Well, except maybe home ec. Instead of giving us more education, helping us to do more, feminism gave us the workplace at the expense of the other stuff. No longer do we teach girls how to cook, sew or balance a budget in school.

What, we can’t learn (and own) all of it?

The responsibilities that come with being a woman doubled, and the training was cut.

And why? Are those skills no longer needed in today’s world? Or are they just not as important as STEM?

And while we are grateful Feminism helped us, pushed us to pursue our passions, our purpose, there are some of us who were left stunned when part of that happened to be a family. Somehow wanting to be a mother or wanting to stay at home became disdainful. It wasn’t talked about, championed, trained.

That’s because, in large part the feminist agenda crushed the family. Birth control, career over family, abortion and other forces combined to see the birth rate fall from 3.6 births per woman in 1960 to 1.7 in 1976, a mighty time for feminism. (Fast forward to today, it’s only slightly better at 1.84) Instead of creating options, the outcome destroyed the family unit. The same unit that’s worked for thousands of years (#Aristotle).

But, it’s not sad to take care of a family. It’s not demeaning. It’s a gift. It’s a gift only a woman can do a certain kind of way. It’s a gift that a woman should feel good about, should feel charged up about, should feel proud of. It’s a gift that should be championed. As much as equal pay.

Somewhere along the lines feminism decided us getting into college and the boardroom were more important than than us being in the kitchen or in the mirror applying lipstick.

I think we can do both, or neither if we want. And as ladies, we should be offered both.

What’s worse is when we become moms, we’re left in a void created by feminism. We don’t know how to manage our identity as a mom because it’s been taken away. So, once we don’t fit the norm of success in society, we’re at a loss. And it shows up in the form of depression, loneliness, boredom, anxiety.

Our generation saw our moms try to do it all. They did what they could for us, but they couldn’t teach us what they didn’t know. And they certainly couldn’t prepare us for the insanity that womanhood is today.

Now it’s our turn. And we’re ready. Or at least we’re willing.

Statistics show women taking on the stay at home mom gig has increased by 6 percent in the last 8 years. Female Fortune 500 CEOs are also up 5 percent.

Unfortunately, we’ve got to forge a brand new, unseen path now. If it weren’t enough, there’s more.

The second reason why being a woman is hard is that the game has totally changed. The unreal expectations, the glorification of busy, the comparison games, the accumulation of stuff, the polarization, the devolution of the family nucleus.

Generations before, women had time to hang laundry on the line because, you know, they didn’t have as much laundry.

If you had a birthday party or two growing up, you were pretty lucky. Now it’s every year, every kid.
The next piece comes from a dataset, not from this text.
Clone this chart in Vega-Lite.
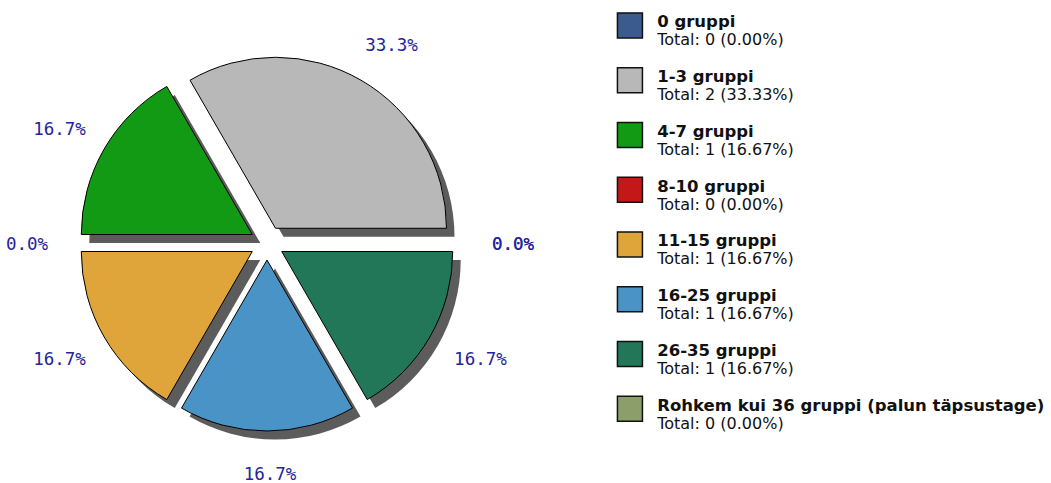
{
  "$schema": "https://vega.github.io/schema/vega-lite/v6.json",
  "padding": 0,
  "spacing": 0,
  "background": "white",
  "config": {"view": {"stroke": null}},
  "data": {"values": [
    {"i": 0, "cat": "0 gruppi", "v": 0, "pct": "0.0%", "total": "Total: 0 (0.00%)"},
    {"i": 1, "cat": "1-3 gruppi", "v": 2, "pct": "33.3%", "total": "Total: 2 (33.33%)"},
    {"i": 2, "cat": "4-7 gruppi", "v": 1, "pct": "16.7%", "total": "Total: 1 (16.67%)"},
    {"i": 3, "cat": "8-10 gruppi", "v": 0, "pct": "0.0%", "total": "Total: 0 (0.00%)"},
    {"i": 4, "cat": "11-15 gruppi", "v": 1, "pct": "16.7%", "total": "Total: 1 (16.67%)"},
    {"i": 5, "cat": "16-25 gruppi", "v": 1, "pct": "16.7%", "total": "Total: 1 (16.67%)"},
    {"i": 6, "cat": "26-35 gruppi", "v": 1, "pct": "16.7%", "total": "Total: 1 (16.67%)"},
    {"i": 7, "cat": "Rohkem kui 36 gruppi (palun täpsustage)", "v": 0, "pct": "0.0%", "total": "Total: 0 (0.00%)"}
  ]},
  "hconcat": [
    {
      "width": 534,
      "height": 483,
      "encoding": {
        "theta": {"field": "v", "type": "quantitative", "stack": true, "scale": {"range": [1.5708, -4.7124]}},
        "order": {"field": "i", "type": "quantitative"}
      },
      "layer": [
        {
          "transform": [{"filter": "datum.v > 0"}],
          "mark": {"type": "arc", "radius": 171, "color": "#5c5c5c",
            "xOffset": {"expr": "8 + 17*cos(PI*(datum.v_start + datum.v_end)/6)"},
            "yOffset": {"expr": "10 - 17*sin(PI*(datum.v_start + datum.v_end)/6)"}}
        },
        {
          "transform": [{"filter": "datum.v > 0"}],
          "mark": {"type": "arc", "radius": 171, "stroke": "black", "strokeWidth": 1,
            "xOffset": {"expr": "17*cos(PI*(datum.v_start + datum.v_end)/6)"},
            "yOffset": {"expr": "1.5 - 17*sin(PI*(datum.v_start + datum.v_end)/6)"}},
          "encoding": {
            "color": {"field": "cat", "type": "nominal", "legend": null,
              "scale": {
                "domain": ["0 gruppi", "1-3 gruppi", "4-7 gruppi", "8-10 gruppi", "11-15 gruppi", "16-25 gruppi", "26-35 gruppi", "Rohkem kui 36 gruppi (palun täpsustage)"],
                "range": ["#3b5b8e", "#b8b8b8", "#129a14", "#c41818", "#e0a53a", "#4a93c6", "#217757", "#8c9e6a"]
              }}
          }
        },
        {
          "mark": {"type": "text", "radius": 0, "font": "DejaVu Sans Mono", "fontSize": 17.5, "color": "#24249c",
            "xOffset": {"expr": "3 + 243*cos(PI*(datum.v_start + datum.v_end)/6)"},
            "yOffset": {"expr": "3.5 - 230*sin(PI*(datum.v_start + datum.v_end)/6)"}},
          "encoding": {"text": {"field": "pct"}}
        }
      ]
    },
    {
      "width": 517,
      "height": 438,
      "encoding": {
        "y": {"field": "cat", "type": "nominal", "sort": {"field": "i", "op": "min"}, "scale": {"paddingInner": 0, "paddingOuter": 0}, "axis": null}
      },
      "layer": [
        {
          "mark": {"type": "square", "size": 625, "filled": true, "opacity": 1, "stroke": "#111111", "strokeWidth": 1.5, "yOffset": -2},
          "encoding": {
            "x": {"datum": 101, "type": "quantitative", "scale": {"domain": [0, 517]}, "axis": null},
            "color": {"field": "cat", "type": "nominal", "legend": null}
          }
        },
        {
          "mark": {"type": "text", "align": "left", "baseline": "alphabetic", "yOffset": 0, "font": "DejaVu Sans", "fontWeight": "bold", "fontSize": 16.5, "color": "#111111"},
          "encoding": {
            "x": {"datum": 130, "type": "quantitative"},
            "text": {"field": "cat"}
          }
        },
        {
          "mark": {"type": "text", "align": "left", "baseline": "alphabetic", "yOffset": 18, "font": "DejaVu Sans", "fontSize": 16, "color": "#111111"},
          "encoding": {
            "x": {"datum": 130, "type": "quantitative"},
            "text": {"field": "total"}
          }
        }
      ]
    }
  ]
}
There’s contouring, there’s PTO, there’s couponing (as in, not coupons, couponing. A verb.) There’s really bad food and endless homework. There’s social media and a generation of war. There’s sex trafficking and texting in traffic.

The game has changed.

Yet we are ready for the challenge.

If all of that were it, that would be enough to contend with.

But then feminism robbed our men of their masculinity. It made strength a bad thing. Taboo.

But you know, we didn’t need our men weaker.

No, you see, a strong woman deserves a strong man.

We WANT a strong man. A partner, an equal, someone to strong enough to handle the force we are that is to be reckoned with.

Now boys have lost their ability to be trained up as the strong men we require as husbands. As fathers of our children.

Which, in turn, made even more work for us.

Furthermore, when feminism said women need men like fish need a bicycle, it didn’t fill the void left behind. One for companionship, one where we can find the one our souls love, that we can be feminine with. Because being feminine is a wonderful thing. And it is part of being a female.

Instead we’ve been tossed out into this “man’s world,” expected to act like a man.

But we are not men. My goodness, we are strong. We are fierce. We are capable of a lot of things.

But we cry. And it’s a good thing.

We like to be comforted by strong arms. And it’s a good thing.

We long for a fairy tale story. And it’s a good thing.

We have a desire to nurture. And it’s a good thing.

The good news is, it’s our chance to right the wrong. We appreciate what Feminism accomplished. But we see the hopefully unintended consequences.

And we’re ready. We’ll take it from here.

We were created for such a time as this.